_PROVIDED RECORDS_.

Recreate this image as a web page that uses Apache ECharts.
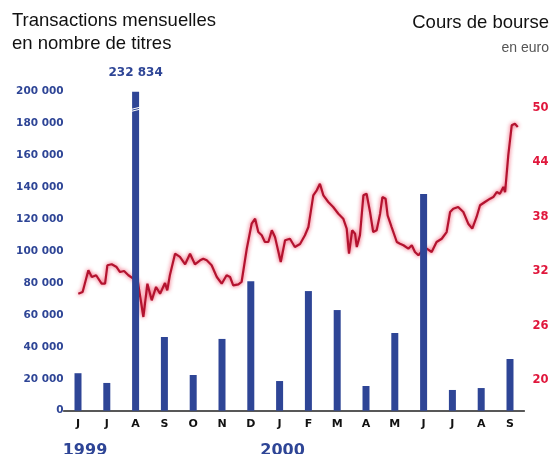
<!DOCTYPE html>
<html>
<head>
<meta charset="utf-8">
<script src="https://cdn.jsdelivr.net/npm/echarts@6/dist/echarts.min.js"></script>
<style>html,body{margin:0;padding:0;background:#fff}#c{width:552px;height:454px}</style>
</head>
<body>
<div id="c"></div>
<script>
// Months June 1999 – September 2000
const months = ['J','J','A','S','O','N','D','J','F','M','A','M','J','J','A','S'];
const yearLabels = {0: '1999', 7: '2000'};
// Monthly transactions (number of shares)
const volumes = [23500, 17400, 232834, 46200, 22400, 45000, 81100, 18600, 75000, 63100, 15500, 48700, 135900, 13000, 14200, 32400];
// Share price (euro); x = months elapsed since 1 June 1999
const priceMonth = [0.51,0.66,0.86,0.98,1.13,1.32,1.44,1.52,1.67,1.84,1.96,2.10,2.25,2.42,2.58,2.77,2.91,3.06,3.21,3.35,3.52,3.60,3.69,3.87,4.04,4.22,4.39,4.56,4.74,4.85,4.97,5.14,5.32,5.49,5.66,5.78,5.89,6.07,6.18,6.36,6.53,6.65,6.76,6.88,6.99,7.11,7.23,7.34,7.54,7.69,7.86,8.03,8.21,8.38,8.50,8.67,8.79,8.90,9.02,9.19,9.36,9.54,9.71,9.83,9.91,10.02,10.12,10.18,10.29,10.41,10.52,10.64,10.75,10.87,10.99,11.07,11.18,11.25,11.39,11.57,11.68,11.80,11.97,12.09,12.20,12.32,12.48,12.61,12.78,12.95,13.13,13.30,13.42,13.53,13.70,13.88,14.05,14.19,14.34,14.46,14.63,14.81,14.92,15.04,15.15,15.27,15.33,15.44,15.56,15.67,15.77];
const priceValue = [29.52,29.71,32.10,31.36,31.55,30.62,30.62,32.65,32.76,32.46,31.91,32.02,31.55,31.17,30.81,26.95,30.62,28.79,30.26,29.52,30.70,29.89,31.55,33.93,33.57,32.76,33.93,32.76,33.20,33.38,33.20,32.65,31.36,30.62,31.55,31.36,30.44,30.55,30.81,34.48,37.24,37.79,36.32,35.96,35.22,35.22,36.51,35.77,33.01,35.41,35.58,34.67,35.00,35.96,36.87,40.37,40.92,41.65,40.37,39.63,39.08,38.34,37.79,36.69,33.93,36.51,36.14,34.67,35.96,40.37,40.55,38.53,36.32,36.51,38.34,40.18,40.00,38.16,36.87,35.22,35.03,34.86,34.48,34.86,34.12,33.75,34.34,34.48,34.12,35.22,35.58,36.32,38.53,38.89,39.08,38.53,37.24,36.69,37.98,39.27,39.63,40.00,40.18,40.73,40.55,41.29,40.73,44.78,48.09,48.27,47.90];
const priceTicks = [20, 26, 32, 38, 44, 50];
const volumeMax = 200000, volumeStep = 20000;
const priceMin = 16.61, priceMax = 51.80;

const BLUE = '#2e4596', RED = '#e0173c';
const numFont = 'DejaVu Sans';
const fmt = v => String(v).replace(/\B(?=(\d{3})+(?!\d))/g, ' ');

const chart = echarts.init(document.getElementById('c'), null, {renderer: 'canvas'});
const option = {
  animation: false,
  backgroundColor: '#fff',
  title: [
    {text: 'Transactions mensuelles\nen nombre de titres', left: 12, top: 10, padding: 0,
     textStyle: {fontFamily: 'Liberation Sans', fontSize: 18.5, fontWeight: 'normal', color: '#111', lineHeight: 22.5}},
    {text: 'Cours de bourse', right: 3, top: 12, padding: 0,
     textStyle: {fontFamily: 'Liberation Sans', fontSize: 18.5, fontWeight: 'normal', color: '#111', lineHeight: 22}},
    {text: 'en euro', right: 3, top: 39, padding: 0,
     textStyle: {fontFamily: 'Liberation Sans', fontSize: 14, fontWeight: 'normal', color: '#555', lineHeight: 18}}
  ],
  grid: {left: 63.6, right: 27.6, top: 91.7, bottom: 43.3, outerBoundsMode: 'none', containLabel: false},
  xAxis: [
    {type: 'category', data: months, boundaryGap: true,
     axisLine: {lineStyle: {color: '#222', width: 1.5}},
     axisTick: {show: false},
     axisLabel: {margin: 5, interval: 0,
       formatter: (v, i) => yearLabels[i] ? '{m|' + v + '}\n{y' + i + '|' + yearLabels[i] + '}' : '{m|' + v + '}',
       rich: {
         m: {fontFamily: numFont, fontWeight: 'bold', fontSize: 11, color: '#111', lineHeight: 16},
         y0: {fontFamily: numFont, fontWeight: 'bold', fontSize: 16, color: BLUE, lineHeight: 38, padding: [0, 0, 0, 14]},
         y7: {fontFamily: numFont, fontWeight: 'bold', fontSize: 16, color: BLUE, lineHeight: 38, padding: [0, 0, 0, 6]}
       }}},
    {type: 'value', min: 0, max: months.length, show: false}
  ],
  yAxis: [
    {type: 'value', min: 0, max: volumeMax, interval: volumeStep, position: 'left',
     axisLine: {show: false}, axisTick: {show: false}, splitLine: {show: false},
     axisLabel: {margin: 0, formatter: fmt, color: BLUE, fontFamily: numFont, fontWeight: 'bold', fontSize: 10.5}},
    {type: 'value', min: priceMin, max: priceMax, position: 'right',
     axisLine: {show: false}, axisTick: {show: false}, splitLine: {show: false},
     axisLabel: {margin: 8, customValues: priceTicks, color: RED, fontFamily: numFont, fontWeight: 'bold', fontSize: 11.5}}
  ],
  series: [
    {type: 'line', xAxisIndex: 1, yAxisIndex: 1, z: 1, symbol: 'none', smooth: false,
     data: priceMonth.map((m, i) => [m, priceValue[i]]),
     lineStyle: {color: '#b3132f', width: 2.2, shadowColor: 'rgba(235,20,55,0.85)', shadowBlur: 4}},
    {type: 'bar', xAxisIndex: 0, yAxisIndex: 0, z: 3, barWidth: 7, clip: true,
     itemStyle: {color: BLUE},
     data: volumes.map(v => v > volumeMax
       ? {value: v, label: {show: true, position: 'top', distance: 13, formatter: p => fmt(p.value),
           color: BLUE, fontFamily: numFont, fontWeight: 'bold', fontSize: 12}}
       : v)}
  ]
};
chart.setOption(option);

// break mark on the clipped bar
const bi = volumes.findIndex(v => v > volumeMax);
if (bi >= 0) {
  const p = chart.convertToPixel({xAxisIndex: 0, yAxisIndex: 0}, [bi, volumeMax * 0.948]);
  chart.setOption({graphic: [
    {type: 'line', shape: {x1: p[0] - 4, y1: p[1] + 1, x2: p[0] + 4, y2: p[1] - 1}, style: {stroke: '#fff', lineWidth: 1}, z: 100},
    {type: 'line', shape: {x1: p[0] - 4, y1: p[1] + 3, x2: p[0] + 4, y2: p[1] + 1}, style: {stroke: '#fff', lineWidth: 1}, z: 100}
  ]});
}
</script>
</body>
</html>
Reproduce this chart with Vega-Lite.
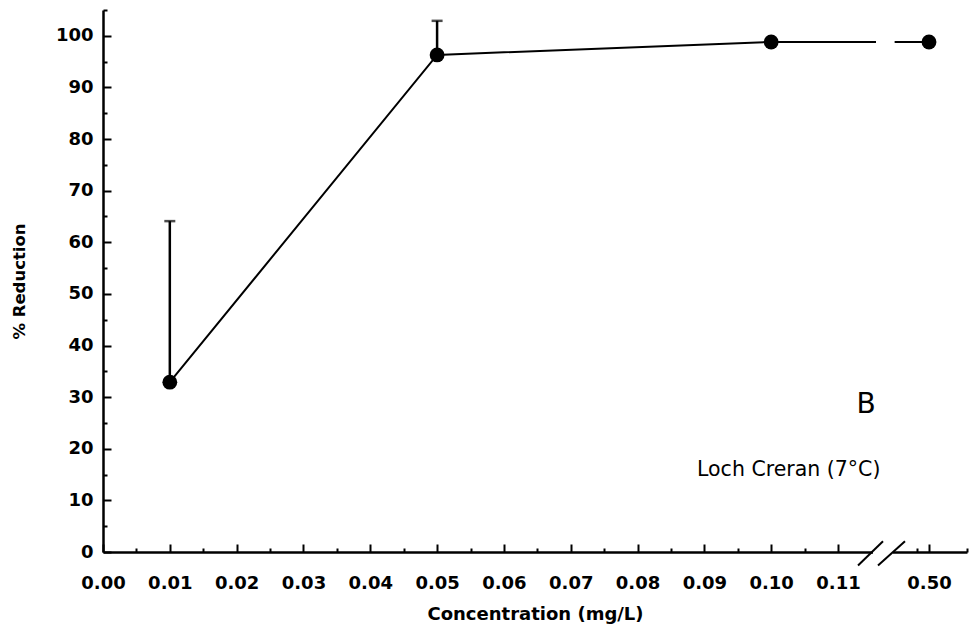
{
  "$schema": "https://vega.github.io/schema/vega-lite/v6.json",
  "width": 864,
  "height": 542,
  "autosize": "none",
  "padding": {"left": 103, "top": 10, "right": 10, "bottom": 80},
  "background": "white",
  "config": {
    "view": {"stroke": null},
    "axis": {
      "domainColor": "black",
      "domainWidth": 2.5,
      "tickColor": "black",
      "tickWidth": 2,
      "labelColor": "black",
      "labelFont": "DejaVu Sans",
      "labelFontWeight": "bold",
      "labelFontSize": 18,
      "labelFlush": false,
      "labelOverlap": false,
      "titleColor": "black",
      "titleFont": "DejaVu Sans",
      "titleFontWeight": "bold",
      "titleFontSize": 18,
      "grid": false
    }
  },
  "datasets": {
    "obs": [
      {"conc": 0.01, "pct": 32.9, "upper": 64.1},
      {"conc": 0.05, "pct": 96.3, "upper": 102.9},
      {"conc": 0.10, "pct": 98.8},
      {"conc": 0.50, "pct": 98.8}
    ],
    "breakMarks": [
      {"x": 0.2075, "x2": 0.3293, "y": -2.6, "y2": 2.1},
      {"x": 0.3049, "x2": 0.4365, "y": -2.6, "y2": 2.1}
    ],
    "gaps": [
      {"x": 0.2806, "x2": 0.3780, "y": -0.8, "y2": 0.8},
      {"x": 0.2952, "x2": 0.3860, "y": 97.6, "y2": 100.0}
    ],
    "notes": [
      {"x": 0.2464, "y": 28.4, "label": "B", "kind": "panel"},
      {"x": 0.0889, "y": 14.7, "label": "Loch Creran (7°C)", "kind": "site"}
    ]
  },
  "encoding": {
    "x": {
      "field": "conc",
      "type": "quantitative",
      "title": "Concentration (mg/L)",
      "scale": {
        "domain": [0, 0.11, 0.495, 0.5, 0.5057],
        "range": [0, 735, 814, 826, 864],
        "nice": false,
        "zero": false
      },
      "axis": {
        "values": [0, 0.005, 0.01, 0.015, 0.02, 0.025, 0.03, 0.035, 0.04, 0.045, 0.05, 0.055, 0.06, 0.065, 0.07, 0.075, 0.08, 0.085, 0.09, 0.095, 0.1, 0.105, 0.11, 0.495, 0.5, 0.5057],
        "labelExpr": "round(datum.value * 1000) % 10 == 0 ? format(datum.value, '.2f') : ''",
        "tickSize": {"condition": {"test": "round(datum.value * 1000) % 10 != 0", "value": -4}, "value": -8},
        "labelPadding": 30,
        "titlePadding": 9
      }
    },
    "y": {
      "field": "pct",
      "type": "quantitative",
      "title": "% Reduction",
      "scale": {"domain": [0, 105], "nice": false, "zero": false},
      "axis": {
        "values": [0, 5, 10, 15, 20, 25, 30, 35, 40, 45, 50, 55, 60, 65, 70, 75, 80, 85, 90, 95, 100, 105],
        "labelExpr": "datum.value % 10 == 0 ? format(datum.value, 'd') : ''",
        "tickSize": {"condition": {"test": "datum.value % 10 != 0", "value": -4}, "value": -8},
        "labelPadding": 18,
        "titlePadding": 28,
        "titleFontSize": 16.5
      }
    }
  },
  "layer": [
    {
      "data": {"name": "obs"},
      "mark": {"type": "line", "color": "black", "strokeWidth": 2},
      "encoding": {}
    },
    {
      "data": {"name": "obs"},
      "transform": [{"filter": "isValid(datum.upper)"}],
      "mark": {"type": "rule", "color": "black", "strokeWidth": 2.5},
      "encoding": {"y2": {"field": "upper"}}
    },
    {
      "data": {"name": "obs"},
      "transform": [{"filter": "isValid(datum.upper)"}],
      "mark": {"type": "tick", "color": "black", "thickness": 2.5, "size": 11, "orient": "horizontal"},
      "encoding": {"y": {"field": "upper", "type": "quantitative"}}
    },
    {
      "data": {"name": "obs"},
      "mark": {"type": "point", "filled": true, "color": "black", "opacity": 1, "size": 220},
      "encoding": {}
    },
    {
      "data": {"name": "gaps"},
      "mark": {"type": "rect", "color": "white"},
      "encoding": {
        "x": {"field": "x", "type": "quantitative"},
        "x2": {"field": "x2"},
        "y": {"field": "y", "type": "quantitative"},
        "y2": {"field": "y2"}
      }
    },
    {
      "data": {"name": "breakMarks"},
      "mark": {"type": "rule", "color": "black", "strokeWidth": 2},
      "encoding": {
        "x": {"field": "x", "type": "quantitative"},
        "x2": {"field": "x2"},
        "y": {"field": "y", "type": "quantitative"},
        "y2": {"field": "y2"}
      }
    },
    {
      "data": {"name": "notes"},
      "transform": [{"filter": "datum.kind == 'panel'"}],
      "mark": {"type": "text", "font": "DejaVu Sans", "fontSize": 28, "align": "center", "baseline": "middle", "color": "black"},
      "encoding": {
        "x": {"field": "x", "type": "quantitative"},
        "y": {"field": "y", "type": "quantitative"},
        "text": {"field": "label"}
      }
    },
    {
      "data": {"name": "notes"},
      "transform": [{"filter": "datum.kind == 'site'"}],
      "mark": {"type": "text", "font": "DejaVu Sans", "fontSize": 20.5, "align": "left", "baseline": "alphabetic", "color": "black"},
      "encoding": {
        "x": {"field": "x", "type": "quantitative"},
        "y": {"field": "y", "type": "quantitative"},
        "text": {"field": "label"}
      }
    }
  ]
}
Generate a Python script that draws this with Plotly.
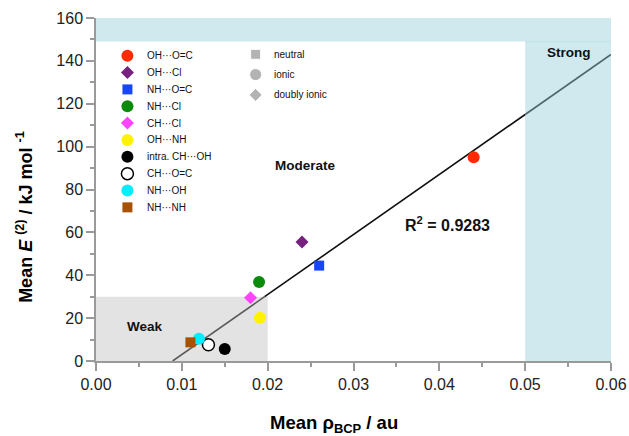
import plotly.graph_objects as go

# ---------------- data ----------------
series_names = ["OH···O=C", "OH···Cl", "NH···O=C", "NH···Cl", "CH···Cl",
                "OH···NH", "intra. CH···OH", "CH···O=C", "NH···OH", "NH···NH"]
rho_bcp = [0.0440, 0.0240, 0.0260, 0.0190, 0.0180, 0.0191, 0.0150, 0.0131, 0.0120, 0.0110]
e2_mean = [95.0, 55.5, 44.5, 36.8, 29.5, 20.2, 5.6, 7.6, 10.4, 8.7]
series_colors = ["#ff2b00", "#77207f", "#1747f5", "#0b8a0b", "#ff44ff",
                 "#fff200", "#000000", "#ffffff", "#00eeff", "#a65200"]
series_symbols = ["circle", "diamond", "square", "circle", "diamond",
                  "circle", "circle", "circle", "circle", "square"]

type_names = ["neutral", "ionic", "doubly ionic"]
type_symbols = ["square", "circle", "diamond"]

# linear fit drawn on the chart
fit_slope = 2800.0
fit_intercept = -25.0
r_squared = 0.9283

# region thresholds
weak_rho, weak_e = 0.02, 30
strong_rho, strong_e = 0.05, 149
x_max, y_max = 0.06, 160

x_ticks = [0.0, 0.01, 0.02, 0.03, 0.04, 0.05, 0.06]
y_ticks = [0, 20, 40, 60, 80, 100, 120, 140, 160]

FONT = "Arial, Liberation Sans, Helvetica, sans-serif"
BLUE = "#d0e9ef"
GREY = "#e3e3e3"
AXC = "#9a9a9a"

def sizes(sym):
    return {"circle": 12, "square": 10, "diamond": 10}[sym]

fig = go.Figure()

# regression line, split into segments by region
x0 = -fit_intercept / fit_slope
x_weak = (weak_e - fit_intercept) / fit_slope
segments = [(x0, x_weak, "#5a5a5a"), (x_weak, strong_rho, "#111111"), (strong_rho, x_max, "#4f666e")]
for a, b, c in segments:
    fig.add_trace(go.Scatter(x=[a, b], y=[fit_slope * a + fit_intercept, fit_slope * b + fit_intercept],
                             mode="lines", line=dict(color=c, width=1.6),
                             showlegend=False, hoverinfo="skip"))

# data points
for n, xv, yv, col, sym in zip(series_names, rho_bcp, e2_mean, series_colors, series_symbols):
    open_marker = col == "#ffffff"
    fig.add_trace(go.Scatter(
        x=[xv], y=[yv], mode="markers", name=n, showlegend=False,
        marker=dict(symbol=sym, size=sizes(sym), color=col, opacity=1,
                    line=dict(color="#000000", width=1.5 if open_marker else 0))))

# custom legend (symbols on a hidden overlay axis spanning the plot area 0..1)
leg1_x, leg1_top, leg1_step = 0.061, 55.7, 16.85
leg2_x, leg2_top, leg2_step = 0.310, 54.3, 20.3
plot_top, plot_h = 18, 343

def py_to_paper(py):
    return 1 - (py - plot_top) / plot_h

leg1_y = [py_to_paper(leg1_top + i * leg1_step) for i in range(len(series_names))]
leg2_y = [py_to_paper(leg2_top + i * leg2_step) for i in range(len(type_names))]

fig.add_trace(go.Scatter(
    x=[leg1_x] * len(series_names), y=leg1_y, xaxis="x2", yaxis="y2", mode="markers",
    showlegend=False, hoverinfo="skip", cliponaxis=False,
    marker=dict(symbol=series_symbols, size=[sizes(s) for s in series_symbols], color=series_colors,
                opacity=1,
                line=dict(color="#000000", width=[1.5 if c == "#ffffff" else 0 for c in series_colors]))))
fig.add_trace(go.Scatter(
    x=[leg2_x] * len(type_names), y=leg2_y, xaxis="x2", yaxis="y2", mode="markers",
    showlegend=False, hoverinfo="skip", cliponaxis=False,
    marker=dict(symbol=type_symbols, size=[sizes(s) for s in type_symbols], color="#b3b3b3",
                opacity=1)))

annotations = []
for n, yy in zip(series_names, leg1_y):
    annotations.append(dict(x=leg1_x + 0.035, y=yy, xref="paper", yref="paper", text=n,
                            showarrow=False, xanchor="left", yanchor="middle",
                            font=dict(family=FONT, size=10, color="#111")))
for n, yy in zip(type_names, leg2_y):
    annotations.append(dict(x=leg2_x + 0.032, y=yy, xref="paper", yref="paper", text=n,
                            showarrow=False, xanchor="left", yanchor="middle",
                            font=dict(family=FONT, size=10, color="#111")))

# region labels
annotations += [
    dict(x=0.0551, y=144.1, text="<b>Strong</b>", showarrow=False,
         font=dict(family=FONT, size=13.5, color="#111")),
    dict(x=0.02435, y=91, text="<b>Moderate</b>", showarrow=False,
         font=dict(family=FONT, size=13.5, color="#111")),
    dict(x=0.00571, y=15.9, text="<b>Weak</b>", showarrow=False,
         font=dict(family=FONT, size=13.5, color="#111")),
    dict(x=0.0409, y=64, text=f"<b>R<sup>2</sup> = {r_squared}</b>", showarrow=False,
         font=dict(family=FONT, size=16, color="#111")),
]

# axis titles
annotations += [
    dict(x=0.462, y=-0.183, xref="paper", yref="paper", text="<b>Mean ρ<sub>BCP</sub> / au</b>",
         showarrow=False, xanchor="center", yanchor="middle",
         font=dict(family=FONT, size=18.5, color="#000")),
    dict(x=-0.138, y=0.42, xref="paper", yref="paper", textangle=-90,
         text="<b>Mean <i>E</i> <sup>(2)</sup> / kJ mol <sup>-1</sup></b>",
         showarrow=False, xanchor="center", yanchor="middle",
         font=dict(family=FONT, size=18, color="#000")),
]

shapes = [
    dict(type="rect", xref="x", yref="y", x0=0, x1=x_max, y0=strong_e, y1=y_max,
         fillcolor=BLUE, line=dict(width=0), layer="below"),
    dict(type="rect", xref="x", yref="y", x0=strong_rho, x1=x_max, y0=0, y1=y_max,
         fillcolor=BLUE, line=dict(width=0), layer="below"),
    dict(type="line", xref="x", yref="y", x0=strong_rho, x1=x_max, y0=strong_e, y1=strong_e,
         line=dict(color="#c2e0e8", width=1), layer="below"),
    dict(type="rect", xref="x", yref="y", x0=0, x1=weak_rho, y0=0, y1=weak_e,
         fillcolor=GREY, line=dict(width=0), layer="below"),
]

axis_common = dict(showgrid=False, zeroline=False, showline=True, linecolor=AXC, linewidth=1.5,
                   ticks="outside", ticklen=8, tickwidth=1.5, tickcolor=AXC, automargin=False,
                   tickfont=dict(family=FONT, size=16, color="#222"))

fig.update_layout(
    width=629, height=436, autosize=False,
    margin=dict(l=96, r=18, t=18, b=75),
    paper_bgcolor="white", plot_bgcolor="white",
    showlegend=False,
    xaxis=dict(range=[0, x_max], tickvals=x_ticks, ticktext=[f"{v:.2f}" for v in x_ticks],
               minor=dict(dtick=0.005, ticks="outside", ticklen=4, tickwidth=1.5, tickcolor=AXC),
               **axis_common),
    yaxis=dict(range=[0, y_max], tickvals=y_ticks,
               minor=dict(dtick=10, ticks="outside", ticklen=4, tickwidth=1.5, tickcolor=AXC),
               **axis_common),
    xaxis2=dict(overlaying="x", range=[0, 1], visible=False),
    yaxis2=dict(overlaying="y", range=[0, 1], visible=False),
    shapes=shapes,
    annotations=annotations,
)

# remove the default 8px page margin so the figure fills the window exactly
fig.write_html("out.html", config={"displayModeBar": False},
               post_script="document.body.style.margin='0px';")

_SET TASK_. Search the data for "page". Copy every matching line.

_SOLUTION TO THIS EXERCISE_.
Recreate this image as a web page that uses Apache ECharts.
# remove the default 8px page margin so the figure fills the window exactly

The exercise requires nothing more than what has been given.